TASK GOAL: Reproduce the listing word for word. Skip any image.

= = = =

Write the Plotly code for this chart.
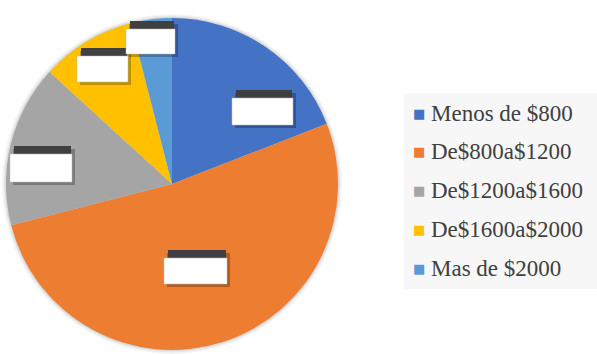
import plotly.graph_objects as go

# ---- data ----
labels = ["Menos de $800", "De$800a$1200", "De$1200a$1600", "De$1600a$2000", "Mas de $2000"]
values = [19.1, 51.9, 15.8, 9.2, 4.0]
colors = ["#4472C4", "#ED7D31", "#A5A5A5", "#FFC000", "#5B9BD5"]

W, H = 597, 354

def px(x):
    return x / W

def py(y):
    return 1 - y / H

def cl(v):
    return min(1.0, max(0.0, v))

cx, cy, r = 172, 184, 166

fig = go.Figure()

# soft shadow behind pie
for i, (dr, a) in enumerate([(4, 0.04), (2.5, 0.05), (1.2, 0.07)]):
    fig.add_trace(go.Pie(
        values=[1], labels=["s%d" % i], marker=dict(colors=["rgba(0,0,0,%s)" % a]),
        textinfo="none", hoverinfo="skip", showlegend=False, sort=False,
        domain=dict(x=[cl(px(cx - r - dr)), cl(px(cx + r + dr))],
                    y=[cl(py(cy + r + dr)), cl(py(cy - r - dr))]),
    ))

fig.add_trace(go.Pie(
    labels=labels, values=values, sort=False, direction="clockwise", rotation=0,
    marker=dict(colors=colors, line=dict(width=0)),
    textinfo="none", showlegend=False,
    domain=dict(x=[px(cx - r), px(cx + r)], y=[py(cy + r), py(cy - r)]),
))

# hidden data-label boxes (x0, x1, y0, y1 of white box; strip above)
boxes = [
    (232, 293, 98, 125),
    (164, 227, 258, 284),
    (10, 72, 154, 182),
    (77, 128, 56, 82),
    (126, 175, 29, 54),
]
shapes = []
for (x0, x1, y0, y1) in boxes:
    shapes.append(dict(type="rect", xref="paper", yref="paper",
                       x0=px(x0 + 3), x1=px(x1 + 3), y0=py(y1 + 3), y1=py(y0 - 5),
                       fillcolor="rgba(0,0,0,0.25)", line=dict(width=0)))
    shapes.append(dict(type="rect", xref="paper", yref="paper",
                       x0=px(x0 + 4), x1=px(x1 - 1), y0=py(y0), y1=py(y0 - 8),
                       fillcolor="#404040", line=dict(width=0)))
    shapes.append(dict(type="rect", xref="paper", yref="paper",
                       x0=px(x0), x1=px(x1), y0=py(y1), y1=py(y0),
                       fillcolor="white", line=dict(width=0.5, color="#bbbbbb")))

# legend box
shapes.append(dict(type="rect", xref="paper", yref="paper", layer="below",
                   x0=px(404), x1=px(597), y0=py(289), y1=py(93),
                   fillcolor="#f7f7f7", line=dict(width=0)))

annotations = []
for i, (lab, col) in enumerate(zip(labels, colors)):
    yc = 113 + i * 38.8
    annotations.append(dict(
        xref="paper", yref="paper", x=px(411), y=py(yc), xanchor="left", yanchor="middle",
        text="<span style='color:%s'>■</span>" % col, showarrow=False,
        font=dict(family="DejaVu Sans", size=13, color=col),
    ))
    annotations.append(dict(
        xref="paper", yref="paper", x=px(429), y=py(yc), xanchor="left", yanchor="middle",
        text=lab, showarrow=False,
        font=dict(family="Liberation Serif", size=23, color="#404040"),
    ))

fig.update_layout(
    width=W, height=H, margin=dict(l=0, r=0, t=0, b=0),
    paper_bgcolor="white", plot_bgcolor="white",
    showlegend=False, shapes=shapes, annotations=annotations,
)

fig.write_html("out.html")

= = = =

THE SOLUTION:
Write the Plotly code for this chart.
import plotly.graph_objects as go

# ---- data ----
labels = ["Menos de $800", "De$800a$1200", "De$1200a$1600", "De$1600a$2000", "Mas de $2000"]
values = [19.1, 51.9, 15.8, 9.2, 4.0]
colors = ["#4472C4", "#ED7D31", "#A5A5A5", "#FFC000", "#5B9BD5"]

W, H = 597, 354

def px(x):
    return x / W

def py(y):
    return 1 - y / H

def cl(v):
    return min(1.0, max(0.0, v))

cx, cy, r = 172, 184, 166

fig = go.Figure()

# soft shadow behind pie
for i, (dr, a) in enumerate([(4, 0.04), (2.5, 0.05), (1.2, 0.07)]):
    fig.add_trace(go.Pie(
        values=[1], labels=["s%d" % i], marker=dict(colors=["rgba(0,0,0,%s)" % a]),
        textinfo="none", hoverinfo="skip", showlegend=False, sort=False,
        domain=dict(x=[cl(px(cx - r - dr)), cl(px(cx + r + dr))],
                    y=[cl(py(cy + r + dr)), cl(py(cy - r - dr))]),
    ))

fig.add_trace(go.Pie(
    labels=labels, values=values, sort=False, direction="clockwise", rotation=0,
    marker=dict(colors=colors, line=dict(width=0)),
    textinfo="none", showlegend=False,
    domain=dict(x=[px(cx - r), px(cx + r)], y=[py(cy + r), py(cy - r)]),
))

# hidden data-label boxes (x0, x1, y0, y1 of white box; strip above)
boxes = [
    (232, 293, 98, 125),
    (164, 227, 258, 284),
    (10, 72, 154, 182),
    (77, 128, 56, 82),
    (126, 175, 29, 54),
]
shapes = []
for (x0, x1, y0, y1) in boxes:
    shapes.append(dict(type="rect", xref="paper", yref="paper",
                       x0=px(x0 + 3), x1=px(x1 + 3), y0=py(y1 + 3), y1=py(y0 - 5),
                       fillcolor="rgba(0,0,0,0.25)", line=dict(width=0)))
    shapes.append(dict(type="rect", xref="paper", yref="paper",
                       x0=px(x0 + 4), x1=px(x1 - 1), y0=py(y0), y1=py(y0 - 8),
                       fillcolor="#404040", line=dict(width=0)))
    shapes.append(dict(type="rect", xref="paper", yref="paper",
                       x0=px(x0), x1=px(x1), y0=py(y1), y1=py(y0),
                       fillcolor="white", line=dict(width=0.5, color="#bbbbbb")))

# legend box
shapes.append(dict(type="rect", xref="paper", yref="paper", layer="below",
                   x0=px(404), x1=px(597), y0=py(289), y1=py(93),
                   fillcolor="#f7f7f7", line=dict(width=0)))

annotations = []
for i, (lab, col) in enumerate(zip(labels, colors)):
    yc = 113 + i * 38.8
    annotations.append(dict(
        xref="paper", yref="paper", x=px(411), y=py(yc), xanchor="left", yanchor="middle",
        text="<span style='color:%s'>■</span>" % col, showarrow=False,
        font=dict(family="DejaVu Sans", size=13, color=col),
    ))
    annotations.append(dict(
        xref="paper", yref="paper", x=px(429), y=py(yc), xanchor="left", yanchor="middle",
        text=lab, showarrow=False,
        font=dict(family="Liberation Serif", size=23, color="#404040"),
    ))

fig.update_layout(
    width=W, height=H, margin=dict(l=0, r=0, t=0, b=0),
    paper_bgcolor="white", plot_bgcolor="white",
    showlegend=False, shapes=shapes, annotations=annotations,
)

fig.write_html("out.html")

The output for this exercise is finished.